Find the string "this" in the data, then copy every line where it is found.

_Material provided_.
## START

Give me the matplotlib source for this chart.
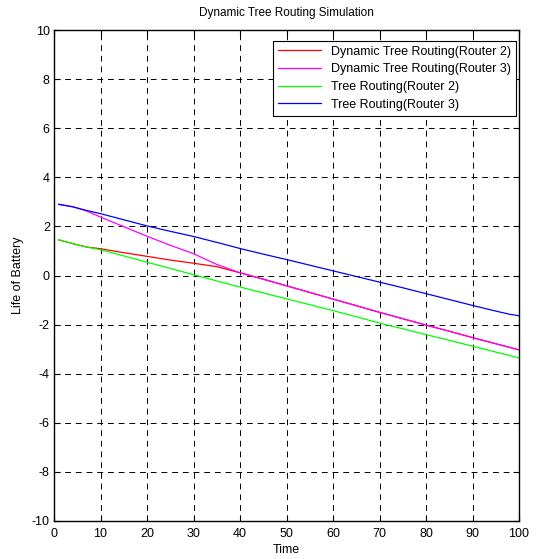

## END
## START

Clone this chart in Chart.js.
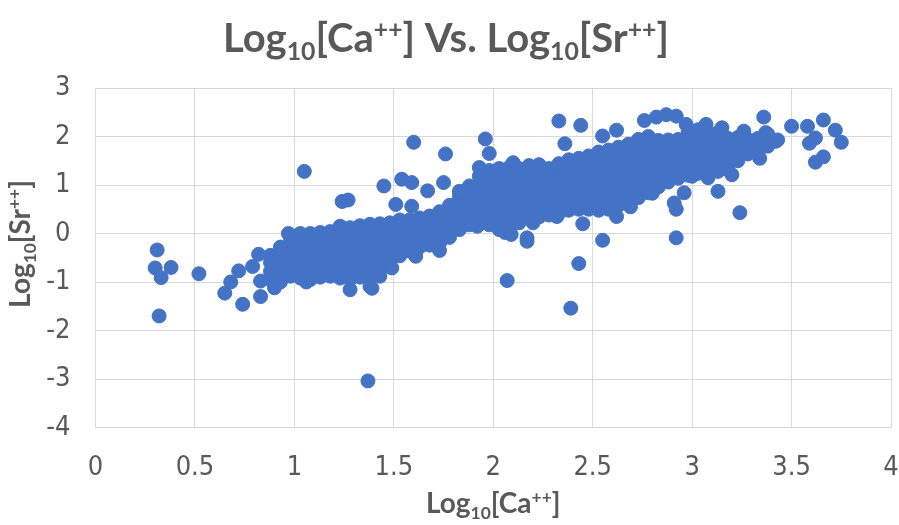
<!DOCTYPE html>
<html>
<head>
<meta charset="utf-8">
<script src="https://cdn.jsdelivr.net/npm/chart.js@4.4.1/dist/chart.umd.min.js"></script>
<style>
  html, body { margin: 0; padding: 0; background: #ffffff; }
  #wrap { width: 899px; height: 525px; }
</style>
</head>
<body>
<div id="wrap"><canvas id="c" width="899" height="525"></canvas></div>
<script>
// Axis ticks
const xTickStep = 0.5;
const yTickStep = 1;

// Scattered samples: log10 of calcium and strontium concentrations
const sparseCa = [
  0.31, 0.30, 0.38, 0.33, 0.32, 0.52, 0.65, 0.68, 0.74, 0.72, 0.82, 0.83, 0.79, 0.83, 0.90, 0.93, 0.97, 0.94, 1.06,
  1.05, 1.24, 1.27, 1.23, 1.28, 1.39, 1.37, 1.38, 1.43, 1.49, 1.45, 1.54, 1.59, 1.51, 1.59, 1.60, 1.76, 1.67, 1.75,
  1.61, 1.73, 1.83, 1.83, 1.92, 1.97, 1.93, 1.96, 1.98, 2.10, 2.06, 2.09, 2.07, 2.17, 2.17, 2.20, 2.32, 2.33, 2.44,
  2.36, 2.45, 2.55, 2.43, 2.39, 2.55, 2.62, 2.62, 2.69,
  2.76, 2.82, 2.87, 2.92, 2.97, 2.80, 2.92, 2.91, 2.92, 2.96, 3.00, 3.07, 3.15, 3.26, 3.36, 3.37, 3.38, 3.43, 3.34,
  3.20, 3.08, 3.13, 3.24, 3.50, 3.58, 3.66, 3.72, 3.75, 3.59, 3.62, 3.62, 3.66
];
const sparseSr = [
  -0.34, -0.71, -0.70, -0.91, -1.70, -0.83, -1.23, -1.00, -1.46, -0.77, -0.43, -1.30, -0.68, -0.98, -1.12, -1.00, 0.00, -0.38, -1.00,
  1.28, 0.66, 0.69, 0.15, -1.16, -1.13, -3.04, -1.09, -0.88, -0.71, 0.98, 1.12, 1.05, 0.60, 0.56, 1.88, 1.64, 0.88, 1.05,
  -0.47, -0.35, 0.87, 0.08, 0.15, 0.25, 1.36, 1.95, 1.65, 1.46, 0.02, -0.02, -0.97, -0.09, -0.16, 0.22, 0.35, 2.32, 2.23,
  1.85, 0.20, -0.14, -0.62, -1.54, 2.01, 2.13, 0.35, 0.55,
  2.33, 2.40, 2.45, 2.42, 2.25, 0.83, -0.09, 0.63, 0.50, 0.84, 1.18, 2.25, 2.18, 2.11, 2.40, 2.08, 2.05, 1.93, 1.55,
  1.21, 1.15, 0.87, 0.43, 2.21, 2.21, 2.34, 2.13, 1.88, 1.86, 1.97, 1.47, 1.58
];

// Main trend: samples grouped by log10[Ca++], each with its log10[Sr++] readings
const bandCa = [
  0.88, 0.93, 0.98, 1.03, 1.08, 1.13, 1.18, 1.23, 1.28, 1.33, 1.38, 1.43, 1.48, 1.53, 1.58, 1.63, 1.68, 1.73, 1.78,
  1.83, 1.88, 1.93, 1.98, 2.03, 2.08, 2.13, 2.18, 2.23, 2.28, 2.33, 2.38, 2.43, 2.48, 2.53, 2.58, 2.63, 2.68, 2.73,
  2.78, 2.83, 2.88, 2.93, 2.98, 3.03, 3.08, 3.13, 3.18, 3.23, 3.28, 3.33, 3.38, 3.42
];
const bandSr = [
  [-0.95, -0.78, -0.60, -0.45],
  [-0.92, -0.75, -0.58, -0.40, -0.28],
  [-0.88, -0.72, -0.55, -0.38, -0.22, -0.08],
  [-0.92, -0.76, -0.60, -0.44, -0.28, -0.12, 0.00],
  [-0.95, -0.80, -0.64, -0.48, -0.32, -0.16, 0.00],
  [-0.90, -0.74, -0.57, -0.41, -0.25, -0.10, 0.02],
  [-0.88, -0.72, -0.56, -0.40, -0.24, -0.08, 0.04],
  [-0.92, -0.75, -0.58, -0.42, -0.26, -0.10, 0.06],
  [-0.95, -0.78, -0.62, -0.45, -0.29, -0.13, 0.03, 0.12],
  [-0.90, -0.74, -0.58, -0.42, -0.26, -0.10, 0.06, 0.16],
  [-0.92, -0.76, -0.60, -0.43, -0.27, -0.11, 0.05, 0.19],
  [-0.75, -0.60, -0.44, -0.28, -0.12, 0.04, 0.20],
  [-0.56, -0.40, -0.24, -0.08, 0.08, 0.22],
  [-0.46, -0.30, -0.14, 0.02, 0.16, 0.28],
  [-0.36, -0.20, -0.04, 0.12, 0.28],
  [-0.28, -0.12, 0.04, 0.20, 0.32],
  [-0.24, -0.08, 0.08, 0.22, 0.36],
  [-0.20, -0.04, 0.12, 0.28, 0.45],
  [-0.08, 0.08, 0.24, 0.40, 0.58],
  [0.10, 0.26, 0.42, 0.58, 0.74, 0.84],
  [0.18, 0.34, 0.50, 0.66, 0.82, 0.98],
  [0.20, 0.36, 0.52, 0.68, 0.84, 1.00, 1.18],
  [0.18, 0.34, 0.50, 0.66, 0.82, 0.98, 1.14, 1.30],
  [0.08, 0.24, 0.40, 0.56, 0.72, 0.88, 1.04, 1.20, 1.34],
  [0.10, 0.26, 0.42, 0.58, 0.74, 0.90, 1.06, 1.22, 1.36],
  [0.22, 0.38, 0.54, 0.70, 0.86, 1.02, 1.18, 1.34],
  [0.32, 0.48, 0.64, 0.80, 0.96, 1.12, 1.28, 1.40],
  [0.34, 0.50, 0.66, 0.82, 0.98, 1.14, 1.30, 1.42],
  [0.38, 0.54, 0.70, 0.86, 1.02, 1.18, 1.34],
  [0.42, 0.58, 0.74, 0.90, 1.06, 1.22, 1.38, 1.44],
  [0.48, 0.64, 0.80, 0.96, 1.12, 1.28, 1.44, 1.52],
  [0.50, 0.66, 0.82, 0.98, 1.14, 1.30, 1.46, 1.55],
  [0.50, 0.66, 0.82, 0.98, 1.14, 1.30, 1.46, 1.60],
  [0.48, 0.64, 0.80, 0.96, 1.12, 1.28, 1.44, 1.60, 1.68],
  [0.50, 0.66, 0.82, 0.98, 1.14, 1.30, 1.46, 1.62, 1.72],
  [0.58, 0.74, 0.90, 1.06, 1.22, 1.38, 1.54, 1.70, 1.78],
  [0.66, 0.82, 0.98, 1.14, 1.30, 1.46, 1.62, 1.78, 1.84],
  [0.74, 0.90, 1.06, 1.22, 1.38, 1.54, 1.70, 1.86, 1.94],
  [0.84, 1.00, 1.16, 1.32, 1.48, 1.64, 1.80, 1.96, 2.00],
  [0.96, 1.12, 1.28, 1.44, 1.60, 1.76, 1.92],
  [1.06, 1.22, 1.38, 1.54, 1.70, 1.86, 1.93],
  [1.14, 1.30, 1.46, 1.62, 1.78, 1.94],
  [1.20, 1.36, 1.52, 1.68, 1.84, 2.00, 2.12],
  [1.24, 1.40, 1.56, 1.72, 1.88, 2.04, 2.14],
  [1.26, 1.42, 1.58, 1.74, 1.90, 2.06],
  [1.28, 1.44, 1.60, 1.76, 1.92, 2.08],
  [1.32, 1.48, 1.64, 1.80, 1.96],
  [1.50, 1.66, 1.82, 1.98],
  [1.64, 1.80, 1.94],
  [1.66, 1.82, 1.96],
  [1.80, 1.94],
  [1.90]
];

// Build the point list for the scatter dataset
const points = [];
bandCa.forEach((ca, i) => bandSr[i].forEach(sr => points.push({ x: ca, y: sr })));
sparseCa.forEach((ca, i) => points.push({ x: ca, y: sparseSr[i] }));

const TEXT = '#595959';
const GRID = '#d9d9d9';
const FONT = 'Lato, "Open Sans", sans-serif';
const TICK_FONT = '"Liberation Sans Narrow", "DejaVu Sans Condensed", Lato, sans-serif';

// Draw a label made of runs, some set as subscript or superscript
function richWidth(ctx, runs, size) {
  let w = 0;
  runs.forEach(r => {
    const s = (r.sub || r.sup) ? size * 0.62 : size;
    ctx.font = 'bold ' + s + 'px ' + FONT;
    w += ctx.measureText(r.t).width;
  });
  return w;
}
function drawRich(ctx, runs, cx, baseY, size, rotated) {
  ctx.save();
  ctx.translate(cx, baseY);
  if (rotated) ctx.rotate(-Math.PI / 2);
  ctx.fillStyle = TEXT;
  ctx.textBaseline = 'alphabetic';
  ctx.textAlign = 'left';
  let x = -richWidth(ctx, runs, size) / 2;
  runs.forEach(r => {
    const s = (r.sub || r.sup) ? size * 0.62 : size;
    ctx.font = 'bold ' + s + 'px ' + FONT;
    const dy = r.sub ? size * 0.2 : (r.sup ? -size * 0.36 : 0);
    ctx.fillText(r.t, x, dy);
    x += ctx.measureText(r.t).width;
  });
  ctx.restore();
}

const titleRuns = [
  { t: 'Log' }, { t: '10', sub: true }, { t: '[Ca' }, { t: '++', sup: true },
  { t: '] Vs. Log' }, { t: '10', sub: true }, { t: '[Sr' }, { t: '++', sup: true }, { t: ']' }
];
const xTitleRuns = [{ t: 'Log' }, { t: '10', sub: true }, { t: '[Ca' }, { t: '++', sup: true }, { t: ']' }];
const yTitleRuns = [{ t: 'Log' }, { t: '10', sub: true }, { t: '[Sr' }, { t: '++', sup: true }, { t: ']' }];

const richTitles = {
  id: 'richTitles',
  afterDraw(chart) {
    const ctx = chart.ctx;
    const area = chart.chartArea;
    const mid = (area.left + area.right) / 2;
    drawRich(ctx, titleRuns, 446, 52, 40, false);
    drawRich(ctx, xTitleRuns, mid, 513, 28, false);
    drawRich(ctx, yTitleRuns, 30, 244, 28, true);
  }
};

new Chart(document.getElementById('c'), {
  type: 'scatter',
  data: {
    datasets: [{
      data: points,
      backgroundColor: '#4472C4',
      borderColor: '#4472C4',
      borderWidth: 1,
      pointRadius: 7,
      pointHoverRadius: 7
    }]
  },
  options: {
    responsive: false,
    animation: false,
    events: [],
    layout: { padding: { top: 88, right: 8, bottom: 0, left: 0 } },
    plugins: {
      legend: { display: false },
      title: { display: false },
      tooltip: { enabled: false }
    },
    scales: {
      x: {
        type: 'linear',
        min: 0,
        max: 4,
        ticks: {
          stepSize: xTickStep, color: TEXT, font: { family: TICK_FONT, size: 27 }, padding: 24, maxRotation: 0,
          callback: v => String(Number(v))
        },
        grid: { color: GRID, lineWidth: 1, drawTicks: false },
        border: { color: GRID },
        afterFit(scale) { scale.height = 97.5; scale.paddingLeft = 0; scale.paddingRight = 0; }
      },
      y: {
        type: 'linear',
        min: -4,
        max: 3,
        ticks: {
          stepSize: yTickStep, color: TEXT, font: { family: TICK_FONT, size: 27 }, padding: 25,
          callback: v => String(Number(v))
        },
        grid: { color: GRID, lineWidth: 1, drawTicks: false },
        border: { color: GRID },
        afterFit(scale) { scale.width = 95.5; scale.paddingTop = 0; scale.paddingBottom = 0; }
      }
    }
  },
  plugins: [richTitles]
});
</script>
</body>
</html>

## END

_Written reply_.
Give me the matplotlib source for this chart.
Clone this chart in Chart.js.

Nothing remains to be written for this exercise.